--- TASK ---
Leaving out every picture, retype the lines below from the top through the one that contains "import matplotlib.pyplot as plt".

--- COLLECTED MATERIAL ---
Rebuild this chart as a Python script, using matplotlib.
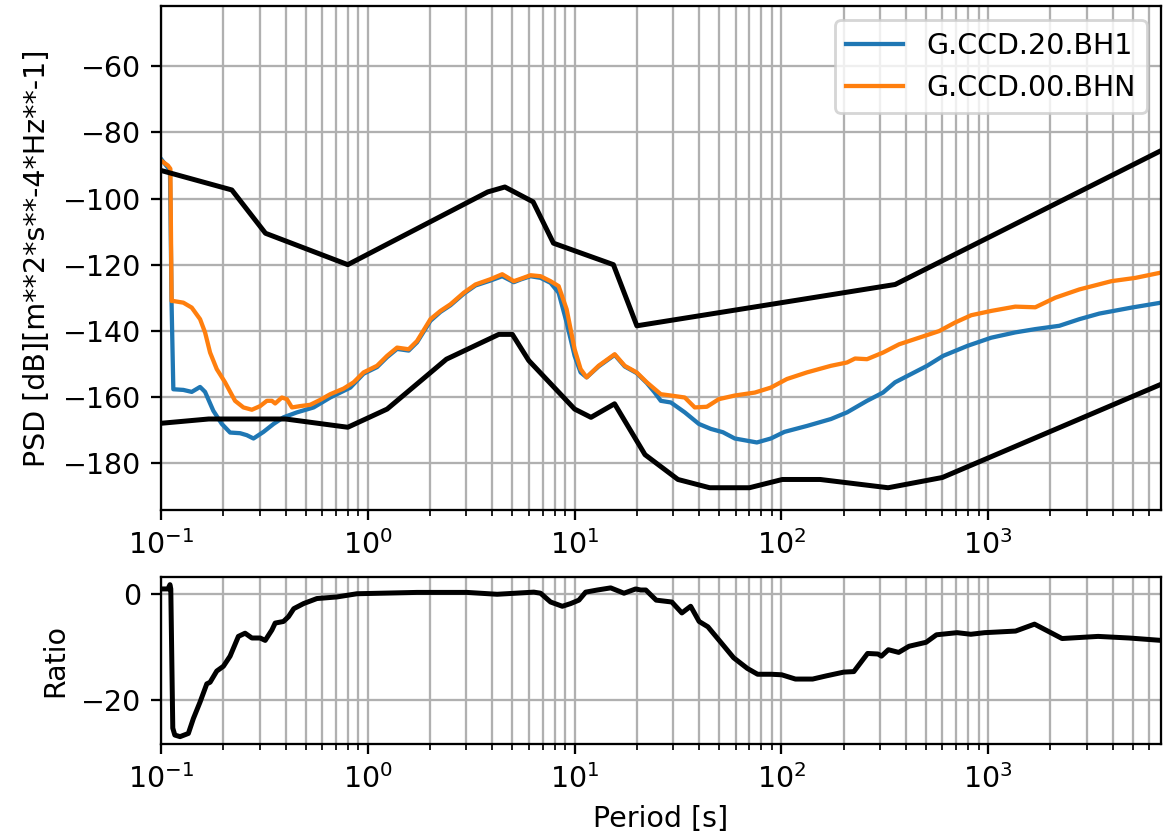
import matplotlib
matplotlib.use("Agg")
import matplotlib.pyplot as plt

# Peterson noise models (breakpoints)
nhnm_period = [0.1, 0.22, 0.32, 0.8, 3.8, 4.6, 6.3, 7.9, 15.4, 20.0, 354.8, 6850]
nhnm_db = [-91.5, -97.4, -110.5, -120.0, -98.0, -96.5, -101.0, -113.5, -120.0, -138.5, -126.0, -85.5]

nlnm_period = [0.1, 0.17, 0.4, 0.8, 1.24, 2.4, 4.3, 5.0, 6.0, 10.0, 12.0, 15.6, 21.9,
               31.6, 45.0, 70.0, 101.0, 154.0, 328.0, 600.0, 6850]
nlnm_db = [-168.0, -166.7, -166.7, -169.2, -163.7, -148.6, -141.1, -141.1, -149.0, -163.7,
           -166.2, -162.1, -177.5, -185.0, -187.5, -187.5, -185.0, -185.0, -187.5, -184.4, -156.2]

# G.CCD.20.BH1
bh1_period = [0.1, 0.1105, 0.1125, 0.1147, 0.1282, 0.1408, 0.1545, 0.1633, 0.179, 0.1968,
              0.2158, 0.2413, 0.26, 0.28, 0.313, 0.35, 0.391, 0.454, 0.547, 0.658, 0.823,
              0.954, 1.108, 1.239, 1.385, 1.576, 1.73, 2.008, 2.245, 2.509, 2.91, 3.316,
              3.92, 4.466, 5.08, 5.476, 6.12, 6.845, 7.65, 8.37, 9.15, 10.0, 10.69, 11.43,
              13.06, 15.62, 17.47, 19.95, 22.33, 24.4, 26.1, 29.2, 34.1, 39.9, 45.6, 52.1,
              59.5, 76.1, 88.9, 103.4, 132.9, 173.7, 207.6, 259.4, 310, 354.5, 423.8,
              506.6, 605.4, 791.4, 1034, 1351, 1689, 2207, 2758, 3447, 4926, 6850]
bh1_db = [-88.0, -91.5, -132.0, -157.7, -157.9, -158.5, -157.0, -158.5, -164.2, -168.2,
          -170.8, -171.0, -171.6, -172.6, -170.6, -168.2, -166.2, -164.7, -163.2, -160.2, -157.2,
          -153.0, -151.0, -148.0, -145.5, -146.0, -143.5, -137.0, -134.3, -132.3, -128.8, -126.3,
          -124.8, -123.5, -125.3, -124.5, -123.5, -124.0, -125.5, -128.5, -137.5, -147.6, -152.6, -154.1,
          -150.8, -147.3, -150.8, -152.8, -155.8, -158.7, -161.2, -161.7, -164.7, -168.2, -169.7, -170.7,
          -172.6, -173.8, -172.6, -170.6, -168.8, -166.7, -164.7, -161.2, -158.7, -155.6, -153.1,
          -150.6, -147.6, -144.6, -142.1, -140.5, -139.5, -138.5, -136.5, -134.8, -133.0, -131.5]

# G.CCD.00.BHN
bhn_period = [0.1, 0.108, 0.111, 0.1125, 0.1147, 0.1282, 0.1408, 0.1545, 0.1633, 0.1727,
              0.186, 0.204, 0.228, 0.2503, 0.275, 0.3015, 0.325, 0.3437, 0.3565, 0.384,
              0.406, 0.4295, 0.471, 0.5267, 0.589, 0.658, 0.7636, 0.8534, 0.954, 1.108,
              1.239, 1.385, 1.576, 1.73, 2.008, 2.245, 2.509, 2.91, 3.316, 3.92, 4.466,
              5.08, 5.476, 6.12, 6.845, 7.65, 8.37, 9.15, 10.0, 10.69, 11.43, 13.06, 15.62,
              17.47, 19.95, 22.33, 26.1, 29.2, 34.1, 38.1, 43.6, 49.8, 59.5, 74.4, 88.9,
              106.3, 132.9, 173.7, 207.6, 227, 259.4, 310, 370.7, 463.4, 579, 692, 827.5,
              1034, 1351, 1689, 2110, 2758, 3941, 5152, 6850]
bhn_db = [-88.5, -90.0, -91.0, -131.0, -131.0, -131.5, -133.0, -136.5, -140.5, -146.6,
          -151.6, -155.6, -161.2, -163.2, -163.9, -162.8, -161.2, -161.2, -162.0, -160.2,
          -160.7, -163.2, -162.8, -162.4, -160.9, -159.2, -157.5, -155.6, -152.6, -150.6,
          -147.6, -145.1, -145.6, -143.1, -136.5, -134.0, -132.0, -128.5, -126.0, -124.4, -122.9,
          -125.0, -124.3, -123.2, -123.5, -125.0, -126.5, -133.5, -145.6, -151.6, -154.1, -150.6, -147.1,
          -150.6, -152.6, -155.6, -159.2, -159.6, -160.2, -163.2, -163.0, -160.7, -159.6, -158.7, -157.2,
          -154.6, -152.6, -150.6, -149.6, -148.4, -148.6, -146.6, -144.1, -142.1, -140.1, -137.5, -135.3,
          -134.0, -132.7, -132.9, -130.0, -127.5, -125.0, -124.0, -122.4]

# ratio panel
ratio_period = [0.1, 0.108, 0.1105, 0.1115, 0.114, 0.1166, 0.1236, 0.1356, 0.1434, 0.1545,
                0.1665, 0.1727, 0.186, 0.2003, 0.2158, 0.2367, 0.255, 0.275, 0.3015, 0.319,
                0.3437, 0.3565, 0.391, 0.4135, 0.4385, 0.4887, 0.5675, 0.709, 0.8865, 1.73,
                3.02, 4.22, 6.35, 6.845, 7.65, 8.72, 9.56, 10.49, 11.31, 12.88, 14.94, 17.33,
                19.74, 20.87, 22.1, 24.8, 29.5, 33.0, 36.4, 40.0, 44.1, 50.4, 58.7, 68.4, 76.7,
                89.4, 100.3, 116.9, 141.6, 165, 200, 224, 261, 293, 304.6, 329, 369, 414, 501,
                562, 707, 824, 961, 1356, 1674, 2275, 3398, 4796, 6850]
ratio_db = [0.9, 0.9, 1.7, 0.9, -25.2, -26.5, -26.8, -26.2, -23.4, -20.3,
            -16.9, -16.6, -14.5, -13.6, -11.7, -8.0, -7.4, -8.3, -8.3, -8.75,
            -6.8, -5.5, -5.2, -4.3, -2.8, -1.85, -0.9, -0.6, 0.0, 0.25,
            0.25, -0.1, 0.3, 0.1, -1.55, -2.35, -1.85, -1.2, 0.3, 0.7, 1.1, 0.1,
            0.9, 0.7, 0.7, -1.2, -1.55, -3.6, -2.35, -5.2, -6.2, -8.9, -12.0, -14.0, -15.1,
            -15.1, -15.2, -16.0, -16.0, -15.4, -14.7, -14.6, -11.2, -11.3, -11.7, -10.5, -11.0, -9.85, -9.1,
            -7.7, -7.3, -7.6, -7.3, -7.0, -5.7, -8.4, -8.0, -8.3, -8.75]

dpi = 205
fig = plt.figure(figsize=(1171 / dpi, 840 / dpi), dpi=dpi)
ax1 = fig.add_axes([0.1375, 0.393, 0.854, 0.600])
ax2 = fig.add_axes([0.1375, 0.114, 0.854, 0.199])

ax1.semilogx(bh1_period, bh1_db, color="tab:blue", lw=1.5, label="G.CCD.20.BH1")
ax1.semilogx(bhn_period, bhn_db, color="tab:orange", lw=1.5, label="G.CCD.00.BHN")
ax1.semilogx(nhnm_period, nhnm_db, color="k", lw=1.75)
ax1.semilogx(nlnm_period, nlnm_db, color="k", lw=1.75)
ax1.set_xlim(0.1, 6850)
ax1.set_ylim(-194.2, -41.7)
ax1.set_yticks([-180, -160, -140, -120, -100, -80, -60])
ax1.set_ylabel("PSD [dB][m**2*s**-4*Hz**-1]")
ax1.grid(True, which="both")
ax1.legend(loc="upper right")

ax2.semilogx(ratio_period, ratio_db, color="k", lw=1.75)
ax2.set_xlim(0.1, 6850)
ax2.set_ylabel("Ratio")
ax2.set_xlabel("Period [s]")
ax2.grid(True, which="both")

fig.savefig("out.png", dpi=dpi)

--- RESPONSE ---
Rebuild this chart as a Python script, using matplotlib.
import matplotlib
matplotlib.use("Agg")
import matplotlib.pyplot as plt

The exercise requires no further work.